=== DATA SEGMENT ===

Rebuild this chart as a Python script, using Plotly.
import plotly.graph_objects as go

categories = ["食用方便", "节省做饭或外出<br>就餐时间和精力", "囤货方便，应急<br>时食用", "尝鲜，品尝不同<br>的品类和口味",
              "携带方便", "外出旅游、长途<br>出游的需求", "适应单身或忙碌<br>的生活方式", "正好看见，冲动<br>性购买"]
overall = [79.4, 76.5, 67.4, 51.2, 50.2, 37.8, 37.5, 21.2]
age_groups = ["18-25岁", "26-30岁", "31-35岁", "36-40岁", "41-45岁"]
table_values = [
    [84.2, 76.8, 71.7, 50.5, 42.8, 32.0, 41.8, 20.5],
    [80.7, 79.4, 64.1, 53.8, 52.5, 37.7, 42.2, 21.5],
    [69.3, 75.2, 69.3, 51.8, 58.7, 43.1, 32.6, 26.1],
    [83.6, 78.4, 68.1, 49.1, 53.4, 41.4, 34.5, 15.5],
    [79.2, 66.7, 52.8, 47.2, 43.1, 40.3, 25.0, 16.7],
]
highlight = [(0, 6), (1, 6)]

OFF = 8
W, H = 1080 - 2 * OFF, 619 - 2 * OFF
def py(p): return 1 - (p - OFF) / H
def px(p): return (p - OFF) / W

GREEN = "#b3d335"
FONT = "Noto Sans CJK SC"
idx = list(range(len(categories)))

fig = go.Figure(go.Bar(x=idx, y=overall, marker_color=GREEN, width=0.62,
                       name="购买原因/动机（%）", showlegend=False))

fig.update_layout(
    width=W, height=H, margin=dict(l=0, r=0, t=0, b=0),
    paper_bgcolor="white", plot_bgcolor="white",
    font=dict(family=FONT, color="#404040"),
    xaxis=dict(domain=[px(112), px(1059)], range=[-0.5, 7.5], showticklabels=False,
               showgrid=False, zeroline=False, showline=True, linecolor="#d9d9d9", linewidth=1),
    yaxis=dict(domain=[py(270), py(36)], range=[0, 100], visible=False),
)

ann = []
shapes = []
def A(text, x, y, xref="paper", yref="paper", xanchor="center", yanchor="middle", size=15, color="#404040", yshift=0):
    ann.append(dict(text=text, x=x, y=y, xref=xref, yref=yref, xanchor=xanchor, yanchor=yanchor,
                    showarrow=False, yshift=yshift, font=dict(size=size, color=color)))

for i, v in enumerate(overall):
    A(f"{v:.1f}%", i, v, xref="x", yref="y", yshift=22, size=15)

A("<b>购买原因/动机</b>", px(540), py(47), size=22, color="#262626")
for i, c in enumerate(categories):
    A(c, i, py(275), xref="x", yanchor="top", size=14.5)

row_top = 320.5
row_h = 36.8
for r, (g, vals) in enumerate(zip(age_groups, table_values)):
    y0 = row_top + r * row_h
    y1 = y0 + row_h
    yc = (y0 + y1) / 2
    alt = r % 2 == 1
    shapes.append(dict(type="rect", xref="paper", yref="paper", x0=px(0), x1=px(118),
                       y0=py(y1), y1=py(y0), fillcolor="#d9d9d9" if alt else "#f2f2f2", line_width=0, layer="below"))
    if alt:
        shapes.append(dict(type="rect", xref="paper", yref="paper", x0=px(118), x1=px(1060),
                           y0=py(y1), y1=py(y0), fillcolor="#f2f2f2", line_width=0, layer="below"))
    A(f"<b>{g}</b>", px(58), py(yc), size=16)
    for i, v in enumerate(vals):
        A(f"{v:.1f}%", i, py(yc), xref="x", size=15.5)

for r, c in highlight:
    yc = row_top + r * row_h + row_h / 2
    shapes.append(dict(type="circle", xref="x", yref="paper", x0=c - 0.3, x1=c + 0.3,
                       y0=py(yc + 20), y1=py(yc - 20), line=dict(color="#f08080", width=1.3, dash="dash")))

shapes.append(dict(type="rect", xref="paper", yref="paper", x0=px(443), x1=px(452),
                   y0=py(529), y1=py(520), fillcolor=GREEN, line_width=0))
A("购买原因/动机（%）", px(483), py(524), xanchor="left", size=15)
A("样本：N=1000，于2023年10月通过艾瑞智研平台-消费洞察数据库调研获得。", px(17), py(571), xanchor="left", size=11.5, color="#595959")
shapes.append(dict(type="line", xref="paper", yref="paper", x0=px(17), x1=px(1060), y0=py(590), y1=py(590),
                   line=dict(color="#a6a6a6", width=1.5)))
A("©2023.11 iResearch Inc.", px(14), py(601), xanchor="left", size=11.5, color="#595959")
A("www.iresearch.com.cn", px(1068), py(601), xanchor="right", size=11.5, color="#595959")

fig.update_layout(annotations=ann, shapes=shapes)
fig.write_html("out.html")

===

--- WRITTEN INSTRUCTION ---
Repeat every line of the data, exactly and in full.

--- OUTPUT FOR THIS TASK ---
Rebuild this chart as a Python script, using Plotly.
import plotly.graph_objects as go

categories = ["食用方便", "节省做饭或外出<br>就餐时间和精力", "囤货方便，应急<br>时食用", "尝鲜，品尝不同<br>的品类和口味",
              "携带方便", "外出旅游、长途<br>出游的需求", "适应单身或忙碌<br>的生活方式", "正好看见，冲动<br>性购买"]
overall = [79.4, 76.5, 67.4, 51.2, 50.2, 37.8, 37.5, 21.2]
age_groups = ["18-25岁", "26-30岁", "31-35岁", "36-40岁", "41-45岁"]
table_values = [
    [84.2, 76.8, 71.7, 50.5, 42.8, 32.0, 41.8, 20.5],
    [80.7, 79.4, 64.1, 53.8, 52.5, 37.7, 42.2, 21.5],
    [69.3, 75.2, 69.3, 51.8, 58.7, 43.1, 32.6, 26.1],
    [83.6, 78.4, 68.1, 49.1, 53.4, 41.4, 34.5, 15.5],
    [79.2, 66.7, 52.8, 47.2, 43.1, 40.3, 25.0, 16.7],
]
highlight = [(0, 6), (1, 6)]

OFF = 8
W, H = 1080 - 2 * OFF, 619 - 2 * OFF
def py(p): return 1 - (p - OFF) / H
def px(p): return (p - OFF) / W

GREEN = "#b3d335"
FONT = "Noto Sans CJK SC"
idx = list(range(len(categories)))

fig = go.Figure(go.Bar(x=idx, y=overall, marker_color=GREEN, width=0.62,
                       name="购买原因/动机（%）", showlegend=False))

fig.update_layout(
    width=W, height=H, margin=dict(l=0, r=0, t=0, b=0),
    paper_bgcolor="white", plot_bgcolor="white",
    font=dict(family=FONT, color="#404040"),
    xaxis=dict(domain=[px(112), px(1059)], range=[-0.5, 7.5], showticklabels=False,
               showgrid=False, zeroline=False, showline=True, linecolor="#d9d9d9", linewidth=1),
    yaxis=dict(domain=[py(270), py(36)], range=[0, 100], visible=False),
)

ann = []
shapes = []
def A(text, x, y, xref="paper", yref="paper", xanchor="center", yanchor="middle", size=15, color="#404040", yshift=0):
    ann.append(dict(text=text, x=x, y=y, xref=xref, yref=yref, xanchor=xanchor, yanchor=yanchor,
                    showarrow=False, yshift=yshift, font=dict(size=size, color=color)))

for i, v in enumerate(overall):
    A(f"{v:.1f}%", i, v, xref="x", yref="y", yshift=22, size=15)

A("<b>购买原因/动机</b>", px(540), py(47), size=22, color="#262626")
for i, c in enumerate(categories):
    A(c, i, py(275), xref="x", yanchor="top", size=14.5)

row_top = 320.5
row_h = 36.8
for r, (g, vals) in enumerate(zip(age_groups, table_values)):
    y0 = row_top + r * row_h
    y1 = y0 + row_h
    yc = (y0 + y1) / 2
    alt = r % 2 == 1
    shapes.append(dict(type="rect", xref="paper", yref="paper", x0=px(0), x1=px(118),
                       y0=py(y1), y1=py(y0), fillcolor="#d9d9d9" if alt else "#f2f2f2", line_width=0, layer="below"))
    if alt:
        shapes.append(dict(type="rect", xref="paper", yref="paper", x0=px(118), x1=px(1060),
                           y0=py(y1), y1=py(y0), fillcolor="#f2f2f2", line_width=0, layer="below"))
    A(f"<b>{g}</b>", px(58), py(yc), size=16)
    for i, v in enumerate(vals):
        A(f"{v:.1f}%", i, py(yc), xref="x", size=15.5)

for r, c in highlight:
    yc = row_top + r * row_h + row_h / 2
    shapes.append(dict(type="circle", xref="x", yref="paper", x0=c - 0.3, x1=c + 0.3,
                       y0=py(yc + 20), y1=py(yc - 20), line=dict(color="#f08080", width=1.3, dash="dash")))

shapes.append(dict(type="rect", xref="paper", yref="paper", x0=px(443), x1=px(452),
                   y0=py(529), y1=py(520), fillcolor=GREEN, line_width=0))
A("购买原因/动机（%）", px(483), py(524), xanchor="left", size=15)
A("样本：N=1000，于2023年10月通过艾瑞智研平台-消费洞察数据库调研获得。", px(17), py(571), xanchor="left", size=11.5, color="#595959")
shapes.append(dict(type="line", xref="paper", yref="paper", x0=px(17), x1=px(1060), y0=py(590), y1=py(590),
                   line=dict(color="#a6a6a6", width=1.5)))
A("©2023.11 iResearch Inc.", px(14), py(601), xanchor="left", size=11.5, color="#595959")
A("www.iresearch.com.cn", px(1068), py(601), xanchor="right", size=11.5, color="#595959")

fig.update_layout(annotations=ann, shapes=shapes)
fig.write_html("out.html")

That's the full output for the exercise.